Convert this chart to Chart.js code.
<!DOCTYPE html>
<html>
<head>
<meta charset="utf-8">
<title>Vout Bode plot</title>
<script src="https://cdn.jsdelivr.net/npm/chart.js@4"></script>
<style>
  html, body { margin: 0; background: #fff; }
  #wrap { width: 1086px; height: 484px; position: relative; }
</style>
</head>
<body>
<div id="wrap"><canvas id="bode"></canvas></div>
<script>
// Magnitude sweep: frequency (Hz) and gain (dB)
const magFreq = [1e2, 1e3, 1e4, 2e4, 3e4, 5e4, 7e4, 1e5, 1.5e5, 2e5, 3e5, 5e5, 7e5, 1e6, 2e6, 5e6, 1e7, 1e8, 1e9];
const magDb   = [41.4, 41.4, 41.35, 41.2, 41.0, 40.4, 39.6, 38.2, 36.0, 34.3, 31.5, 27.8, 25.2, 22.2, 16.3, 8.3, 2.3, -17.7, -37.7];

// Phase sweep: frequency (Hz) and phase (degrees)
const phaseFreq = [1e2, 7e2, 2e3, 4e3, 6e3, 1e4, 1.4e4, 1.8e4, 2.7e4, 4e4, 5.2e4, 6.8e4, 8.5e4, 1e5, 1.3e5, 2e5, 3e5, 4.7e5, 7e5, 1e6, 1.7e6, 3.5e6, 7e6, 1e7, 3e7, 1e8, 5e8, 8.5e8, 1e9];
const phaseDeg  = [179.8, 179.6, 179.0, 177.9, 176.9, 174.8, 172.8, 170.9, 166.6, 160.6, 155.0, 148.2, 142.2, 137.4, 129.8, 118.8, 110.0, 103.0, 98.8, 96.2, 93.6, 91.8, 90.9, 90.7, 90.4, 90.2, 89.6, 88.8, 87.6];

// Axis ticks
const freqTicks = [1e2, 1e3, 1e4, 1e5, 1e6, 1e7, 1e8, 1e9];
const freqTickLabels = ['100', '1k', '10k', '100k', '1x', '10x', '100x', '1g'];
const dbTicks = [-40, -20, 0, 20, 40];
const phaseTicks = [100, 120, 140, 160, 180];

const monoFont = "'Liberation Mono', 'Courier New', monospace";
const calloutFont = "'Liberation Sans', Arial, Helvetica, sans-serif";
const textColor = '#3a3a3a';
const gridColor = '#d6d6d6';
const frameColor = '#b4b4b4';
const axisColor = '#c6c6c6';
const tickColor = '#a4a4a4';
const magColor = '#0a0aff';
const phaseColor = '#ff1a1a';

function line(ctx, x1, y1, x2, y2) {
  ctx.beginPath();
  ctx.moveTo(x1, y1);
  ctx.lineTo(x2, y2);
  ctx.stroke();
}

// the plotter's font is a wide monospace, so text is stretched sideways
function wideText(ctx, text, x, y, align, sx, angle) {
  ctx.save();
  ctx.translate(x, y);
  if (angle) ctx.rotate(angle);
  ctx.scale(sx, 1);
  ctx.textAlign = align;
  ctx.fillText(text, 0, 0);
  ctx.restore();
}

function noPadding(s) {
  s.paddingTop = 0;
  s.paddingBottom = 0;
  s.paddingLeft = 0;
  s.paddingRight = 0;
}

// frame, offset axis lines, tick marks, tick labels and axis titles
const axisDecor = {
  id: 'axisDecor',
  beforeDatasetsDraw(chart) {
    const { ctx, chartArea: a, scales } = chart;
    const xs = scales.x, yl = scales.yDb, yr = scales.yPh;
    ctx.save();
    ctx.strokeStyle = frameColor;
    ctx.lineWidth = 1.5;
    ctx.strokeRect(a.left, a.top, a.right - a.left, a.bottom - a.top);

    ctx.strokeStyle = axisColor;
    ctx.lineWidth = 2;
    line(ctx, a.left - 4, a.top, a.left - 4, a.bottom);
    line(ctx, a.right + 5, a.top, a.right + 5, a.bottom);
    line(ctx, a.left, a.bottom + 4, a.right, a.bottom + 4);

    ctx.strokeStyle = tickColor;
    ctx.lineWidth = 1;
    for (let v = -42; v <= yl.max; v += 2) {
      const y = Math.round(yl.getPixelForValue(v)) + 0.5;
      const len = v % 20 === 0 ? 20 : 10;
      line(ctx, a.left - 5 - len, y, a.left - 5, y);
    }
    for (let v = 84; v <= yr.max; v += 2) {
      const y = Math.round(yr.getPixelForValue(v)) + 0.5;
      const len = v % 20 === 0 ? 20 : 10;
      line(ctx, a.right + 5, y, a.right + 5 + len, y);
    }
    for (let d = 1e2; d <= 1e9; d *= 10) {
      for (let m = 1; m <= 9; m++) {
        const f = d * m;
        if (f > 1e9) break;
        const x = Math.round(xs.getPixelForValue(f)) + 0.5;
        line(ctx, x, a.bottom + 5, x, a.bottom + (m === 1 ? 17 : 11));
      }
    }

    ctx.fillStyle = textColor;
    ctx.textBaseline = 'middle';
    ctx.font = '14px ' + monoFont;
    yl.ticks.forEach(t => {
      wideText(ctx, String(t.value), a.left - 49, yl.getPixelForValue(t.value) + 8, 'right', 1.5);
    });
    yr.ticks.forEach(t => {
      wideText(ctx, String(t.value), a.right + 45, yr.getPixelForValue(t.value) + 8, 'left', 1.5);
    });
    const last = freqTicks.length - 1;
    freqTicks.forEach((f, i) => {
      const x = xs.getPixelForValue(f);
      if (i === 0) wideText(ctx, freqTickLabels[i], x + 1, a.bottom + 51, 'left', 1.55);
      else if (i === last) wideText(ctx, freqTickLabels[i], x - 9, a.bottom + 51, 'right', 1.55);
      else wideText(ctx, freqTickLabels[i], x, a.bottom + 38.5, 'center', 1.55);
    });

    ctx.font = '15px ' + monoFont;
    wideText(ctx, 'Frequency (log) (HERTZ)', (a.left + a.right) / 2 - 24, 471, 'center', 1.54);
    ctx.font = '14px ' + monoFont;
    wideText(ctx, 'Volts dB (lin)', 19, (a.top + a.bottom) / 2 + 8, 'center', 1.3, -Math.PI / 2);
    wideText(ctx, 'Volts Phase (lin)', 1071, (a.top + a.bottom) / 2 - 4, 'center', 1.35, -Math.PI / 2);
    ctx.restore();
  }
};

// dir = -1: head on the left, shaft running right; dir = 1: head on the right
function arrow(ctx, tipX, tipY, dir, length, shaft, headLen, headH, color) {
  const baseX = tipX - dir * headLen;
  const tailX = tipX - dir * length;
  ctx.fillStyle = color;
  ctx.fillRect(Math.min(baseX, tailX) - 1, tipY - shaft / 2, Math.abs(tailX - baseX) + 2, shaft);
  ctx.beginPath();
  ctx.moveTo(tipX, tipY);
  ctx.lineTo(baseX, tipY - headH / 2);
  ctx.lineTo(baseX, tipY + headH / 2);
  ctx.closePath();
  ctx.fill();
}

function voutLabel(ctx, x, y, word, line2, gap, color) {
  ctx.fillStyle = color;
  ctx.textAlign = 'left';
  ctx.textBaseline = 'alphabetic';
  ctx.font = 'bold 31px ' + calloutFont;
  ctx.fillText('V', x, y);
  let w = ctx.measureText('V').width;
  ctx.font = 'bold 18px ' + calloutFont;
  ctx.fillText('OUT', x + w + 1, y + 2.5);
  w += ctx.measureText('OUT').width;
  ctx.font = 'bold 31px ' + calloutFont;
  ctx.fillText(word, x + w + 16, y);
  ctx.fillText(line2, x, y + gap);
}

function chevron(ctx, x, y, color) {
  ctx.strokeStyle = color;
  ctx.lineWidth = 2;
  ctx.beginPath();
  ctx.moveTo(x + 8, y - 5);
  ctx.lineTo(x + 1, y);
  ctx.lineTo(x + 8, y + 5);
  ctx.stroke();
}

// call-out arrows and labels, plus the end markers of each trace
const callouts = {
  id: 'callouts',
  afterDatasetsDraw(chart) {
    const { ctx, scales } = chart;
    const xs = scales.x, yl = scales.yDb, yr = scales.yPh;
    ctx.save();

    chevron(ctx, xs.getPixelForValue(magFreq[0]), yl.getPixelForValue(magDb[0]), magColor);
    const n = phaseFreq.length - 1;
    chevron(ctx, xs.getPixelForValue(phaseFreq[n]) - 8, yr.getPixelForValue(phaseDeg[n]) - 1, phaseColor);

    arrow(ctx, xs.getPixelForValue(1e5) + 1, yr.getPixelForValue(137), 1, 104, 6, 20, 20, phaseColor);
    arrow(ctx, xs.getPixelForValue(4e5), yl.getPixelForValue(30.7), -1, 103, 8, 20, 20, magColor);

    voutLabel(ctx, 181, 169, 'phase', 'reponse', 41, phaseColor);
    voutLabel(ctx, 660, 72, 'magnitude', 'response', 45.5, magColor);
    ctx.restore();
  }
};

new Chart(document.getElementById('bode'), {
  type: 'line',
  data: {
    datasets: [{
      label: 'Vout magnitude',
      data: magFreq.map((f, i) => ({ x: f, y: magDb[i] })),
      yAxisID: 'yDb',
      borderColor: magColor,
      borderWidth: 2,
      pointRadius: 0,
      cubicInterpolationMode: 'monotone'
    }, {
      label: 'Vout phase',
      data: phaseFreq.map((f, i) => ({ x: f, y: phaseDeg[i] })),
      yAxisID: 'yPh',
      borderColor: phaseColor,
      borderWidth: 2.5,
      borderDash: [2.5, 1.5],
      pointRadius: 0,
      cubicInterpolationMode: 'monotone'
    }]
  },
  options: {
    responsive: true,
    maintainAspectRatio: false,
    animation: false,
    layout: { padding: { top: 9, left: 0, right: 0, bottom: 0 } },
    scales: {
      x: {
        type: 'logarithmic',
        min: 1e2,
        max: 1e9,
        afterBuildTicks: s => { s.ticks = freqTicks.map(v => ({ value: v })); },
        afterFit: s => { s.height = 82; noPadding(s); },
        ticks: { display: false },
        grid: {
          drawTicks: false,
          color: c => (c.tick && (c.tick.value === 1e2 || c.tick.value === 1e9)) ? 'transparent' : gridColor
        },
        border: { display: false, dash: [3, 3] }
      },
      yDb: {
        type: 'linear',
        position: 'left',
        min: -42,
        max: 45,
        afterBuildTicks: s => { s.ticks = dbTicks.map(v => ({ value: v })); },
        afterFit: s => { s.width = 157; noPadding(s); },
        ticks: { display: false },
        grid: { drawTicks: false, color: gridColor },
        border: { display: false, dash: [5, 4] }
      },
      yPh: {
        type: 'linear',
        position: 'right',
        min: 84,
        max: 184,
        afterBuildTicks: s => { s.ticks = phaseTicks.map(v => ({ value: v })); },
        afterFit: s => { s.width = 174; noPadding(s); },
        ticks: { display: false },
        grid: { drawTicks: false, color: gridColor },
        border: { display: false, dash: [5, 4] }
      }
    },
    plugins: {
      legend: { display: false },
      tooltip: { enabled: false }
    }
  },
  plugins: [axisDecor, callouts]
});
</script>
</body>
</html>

------------------------------------

Task prompt
From the first line above through the line that contains "89.6, 88.8, 87.6];", quote each line exactly. Output nothing more.

Response for this exercise
Convert this chart to Chart.js code.
<!DOCTYPE html>
<html>
<head>
<meta charset="utf-8">
<title>Vout Bode plot</title>
<script src="https://cdn.jsdelivr.net/npm/chart.js@4"></script>
<style>
  html, body { margin: 0; background: #fff; }
  #wrap { width: 1086px; height: 484px; position: relative; }
</style>
</head>
<body>
<div id="wrap"><canvas id="bode"></canvas></div>
<script>
// Magnitude sweep: frequency (Hz) and gain (dB)
const magFreq = [1e2, 1e3, 1e4, 2e4, 3e4, 5e4, 7e4, 1e5, 1.5e5, 2e5, 3e5, 5e5, 7e5, 1e6, 2e6, 5e6, 1e7, 1e8, 1e9];
const magDb   = [41.4, 41.4, 41.35, 41.2, 41.0, 40.4, 39.6, 38.2, 36.0, 34.3, 31.5, 27.8, 25.2, 22.2, 16.3, 8.3, 2.3, -17.7, -37.7];

// Phase sweep: frequency (Hz) and phase (degrees)
const phaseFreq = [1e2, 7e2, 2e3, 4e3, 6e3, 1e4, 1.4e4, 1.8e4, 2.7e4, 4e4, 5.2e4, 6.8e4, 8.5e4, 1e5, 1.3e5, 2e5, 3e5, 4.7e5, 7e5, 1e6, 1.7e6, 3.5e6, 7e6, 1e7, 3e7, 1e8, 5e8, 8.5e8, 1e9];
const phaseDeg  = [179.8, 179.6, 179.0, 177.9, 176.9, 174.8, 172.8, 170.9, 166.6, 160.6, 155.0, 148.2, 142.2, 137.4, 129.8, 118.8, 110.0, 103.0, 98.8, 96.2, 93.6, 91.8, 90.9, 90.7, 90.4, 90.2, 89.6, 88.8, 87.6];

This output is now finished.